Pictures are not part of the copy. Retype the lines from the first one through the line that contains "from matplotlib.ticker import".
— start Dataset extract —
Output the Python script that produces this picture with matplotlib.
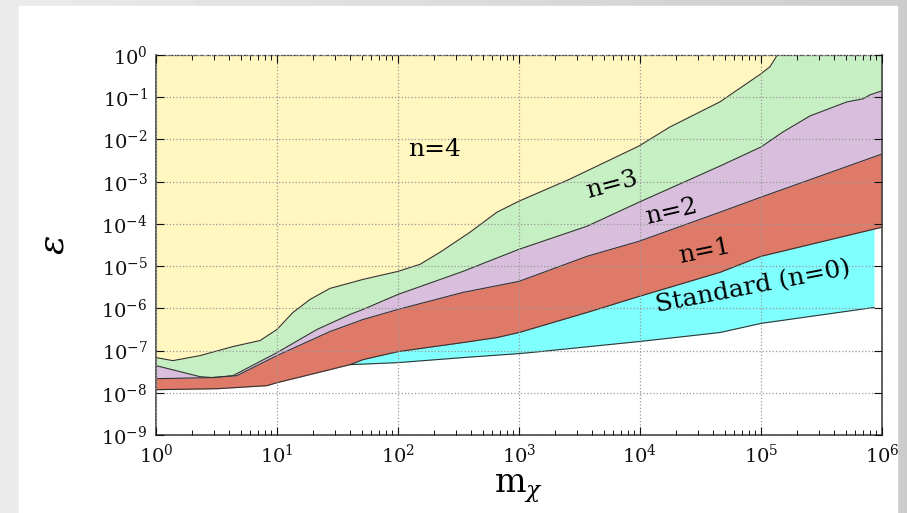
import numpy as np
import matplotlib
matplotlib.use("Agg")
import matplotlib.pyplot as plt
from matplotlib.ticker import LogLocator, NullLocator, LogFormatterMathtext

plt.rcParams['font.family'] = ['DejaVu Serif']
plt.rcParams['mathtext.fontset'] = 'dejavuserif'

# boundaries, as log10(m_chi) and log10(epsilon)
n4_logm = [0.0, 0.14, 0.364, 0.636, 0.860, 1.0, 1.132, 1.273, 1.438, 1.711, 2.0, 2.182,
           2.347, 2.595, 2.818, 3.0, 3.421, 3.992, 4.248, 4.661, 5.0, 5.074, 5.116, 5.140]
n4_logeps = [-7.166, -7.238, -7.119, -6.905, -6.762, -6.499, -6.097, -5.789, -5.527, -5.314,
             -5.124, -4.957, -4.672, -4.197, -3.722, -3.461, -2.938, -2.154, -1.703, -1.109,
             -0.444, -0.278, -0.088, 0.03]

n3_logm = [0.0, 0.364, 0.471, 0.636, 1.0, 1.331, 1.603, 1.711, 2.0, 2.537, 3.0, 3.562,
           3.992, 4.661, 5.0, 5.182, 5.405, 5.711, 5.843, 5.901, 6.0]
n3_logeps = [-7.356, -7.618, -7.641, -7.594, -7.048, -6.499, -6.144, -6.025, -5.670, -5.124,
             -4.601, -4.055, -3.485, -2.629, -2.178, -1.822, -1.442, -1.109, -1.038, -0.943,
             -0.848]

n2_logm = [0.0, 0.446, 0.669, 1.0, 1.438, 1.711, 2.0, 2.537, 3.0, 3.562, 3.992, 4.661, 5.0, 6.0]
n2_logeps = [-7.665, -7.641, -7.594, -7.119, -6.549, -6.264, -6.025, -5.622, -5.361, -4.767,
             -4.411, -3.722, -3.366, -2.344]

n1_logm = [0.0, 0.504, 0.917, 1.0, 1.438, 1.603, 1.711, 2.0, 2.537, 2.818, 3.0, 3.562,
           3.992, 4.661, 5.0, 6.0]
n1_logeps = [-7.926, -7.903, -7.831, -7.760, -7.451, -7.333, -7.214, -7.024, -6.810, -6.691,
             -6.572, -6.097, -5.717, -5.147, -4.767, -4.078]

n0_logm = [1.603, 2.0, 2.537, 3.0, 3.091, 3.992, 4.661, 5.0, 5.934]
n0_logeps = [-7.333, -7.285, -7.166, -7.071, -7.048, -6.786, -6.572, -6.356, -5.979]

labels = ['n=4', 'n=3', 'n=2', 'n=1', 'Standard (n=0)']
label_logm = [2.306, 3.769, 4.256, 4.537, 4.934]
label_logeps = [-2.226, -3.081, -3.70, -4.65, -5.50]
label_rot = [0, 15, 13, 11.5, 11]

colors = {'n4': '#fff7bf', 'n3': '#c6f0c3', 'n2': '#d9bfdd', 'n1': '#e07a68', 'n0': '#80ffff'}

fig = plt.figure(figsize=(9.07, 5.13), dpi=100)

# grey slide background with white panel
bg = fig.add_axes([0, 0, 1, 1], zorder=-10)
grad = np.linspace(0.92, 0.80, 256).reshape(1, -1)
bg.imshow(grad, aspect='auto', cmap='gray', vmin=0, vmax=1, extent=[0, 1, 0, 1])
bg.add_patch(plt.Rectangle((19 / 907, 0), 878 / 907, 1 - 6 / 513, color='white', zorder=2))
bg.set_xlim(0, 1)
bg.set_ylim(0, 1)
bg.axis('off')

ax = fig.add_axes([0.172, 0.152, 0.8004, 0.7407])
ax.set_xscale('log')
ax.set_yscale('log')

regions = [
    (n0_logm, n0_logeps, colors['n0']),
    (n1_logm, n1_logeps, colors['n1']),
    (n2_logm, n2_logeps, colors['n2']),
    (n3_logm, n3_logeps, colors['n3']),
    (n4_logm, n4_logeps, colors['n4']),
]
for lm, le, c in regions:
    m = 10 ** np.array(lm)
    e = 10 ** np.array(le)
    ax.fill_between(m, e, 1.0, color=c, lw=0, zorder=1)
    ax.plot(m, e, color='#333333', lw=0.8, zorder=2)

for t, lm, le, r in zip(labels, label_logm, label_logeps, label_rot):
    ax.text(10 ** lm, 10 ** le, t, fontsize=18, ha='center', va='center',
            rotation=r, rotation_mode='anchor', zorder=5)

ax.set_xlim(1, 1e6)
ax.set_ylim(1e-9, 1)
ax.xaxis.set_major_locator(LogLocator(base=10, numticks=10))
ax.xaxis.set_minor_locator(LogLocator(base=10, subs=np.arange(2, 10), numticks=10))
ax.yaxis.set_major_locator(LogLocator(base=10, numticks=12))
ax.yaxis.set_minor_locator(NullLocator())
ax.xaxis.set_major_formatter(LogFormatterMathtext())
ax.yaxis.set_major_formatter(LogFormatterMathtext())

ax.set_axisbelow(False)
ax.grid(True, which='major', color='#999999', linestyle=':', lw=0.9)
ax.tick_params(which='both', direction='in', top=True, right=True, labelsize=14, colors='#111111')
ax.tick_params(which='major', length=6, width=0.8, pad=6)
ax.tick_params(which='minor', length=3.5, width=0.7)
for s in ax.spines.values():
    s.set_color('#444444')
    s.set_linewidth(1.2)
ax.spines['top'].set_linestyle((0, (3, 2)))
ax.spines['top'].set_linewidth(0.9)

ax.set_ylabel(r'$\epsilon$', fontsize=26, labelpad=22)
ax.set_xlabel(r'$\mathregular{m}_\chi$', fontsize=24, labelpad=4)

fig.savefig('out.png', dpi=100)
— end Dataset extract —
_Result_
Output the Python script that produces this picture with matplotlib.
import numpy as np
import matplotlib
matplotlib.use("Agg")
import matplotlib.pyplot as plt
from matplotlib.ticker import LogLocator, NullLocator, LogFormatterMathtext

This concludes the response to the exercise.